At the edge of a forest, a man sat on a damp picnic table. The cold leached into his bones but it was unfelt. His eyes were locked on the dark depths of the high trees. The tips of them swayed in the silent breeze. No birds sang or traffic rushed by. This was truly the wilds. His ears twitched occasionally, picking up the murderous run of creatures lost to its shadows. His fist bunched and he got up. The call was so very strong, but he had to be stronger. To lose himself to this would not allow him to remain. Turning his back, he walked back to the car. His back a stack of tension, his heart cold.

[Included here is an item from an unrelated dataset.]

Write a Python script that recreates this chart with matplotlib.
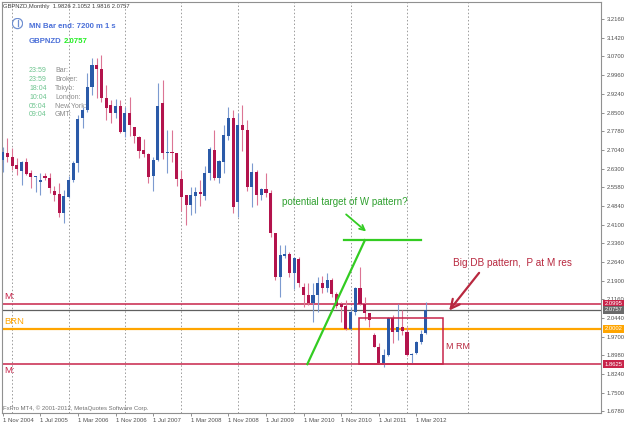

The interior of the car was silent: a pod of disconnection. The man gripped the steering wheel, his hand stuck - almost immobile - on the ignition switch beneath. Frozen, his eyes moved along the sway of branches. He licked dry lips and for a moment, the beast within slammed against the inner bars of the mental prison. How it howled and raged, slathered and spat. The man did not move, locked in place as he weathered the storm-like tantrum. He shut his eyes and rallied himself as he had beaten it back many times. The force drifted and temporary peace returned. The man's heart thudded and he lay back against the headrest. There was a cost to the charade and as he gathered his wits, he wondered when the prison would crack. When would he give up fighting and just accept. The thought terrified him.
Within, the beast slunk and prowled. He felt it had infinite patience and then he smiled at the bitter irony. It was nothing but patient. It wanted out. It wanted to run free. To dart through thick branches, to feel the hot joy of the kill as teeth clamped shut. "No," he said out loud. "I will not." He had known others who had gone that path. Sometimes he would see them, running their predator games. Sometimes as beasts, sometimes as men. Some clung to humanity, others embraced and shifted. The Lost Ones.
He balled a fist and looked down at the skin. It was fleshy, thin and weak. Fine hairs patterned the back of the hand. It was wrong. On certain nights, he would be right. Bones would crack, fur would flourish and flesh would run in beautiful harmonic song. That one night, he would be himself. Cold and bitter tears pricked at his eyes and he wiped them away angrily chastising himself for the weakness. After the shift, then the pain would come. The soreness of limbs, the guilt. Always the guilt at what he had done, what he might have killed or who he might have hurt. But perhaps more accurately, the pain of falling to stay normal.
Later he stood in the park, pushing against the swing to propel his son, who responded with shouts of glee at every thrust. For a moment, the joyous bursts took him away and he was content. The time was pure and human warmth folded over him like a cloak. The man gripped it, clung to it, for the call to the darkness was never too far away. As they left, a tiny hand in his own larger, rougher one; the barks of dogs at play tugged at the beast within. The man looked away and picking up the toddler at his feet, hugged him to him. Reminders were there. A constant goad to the animal within.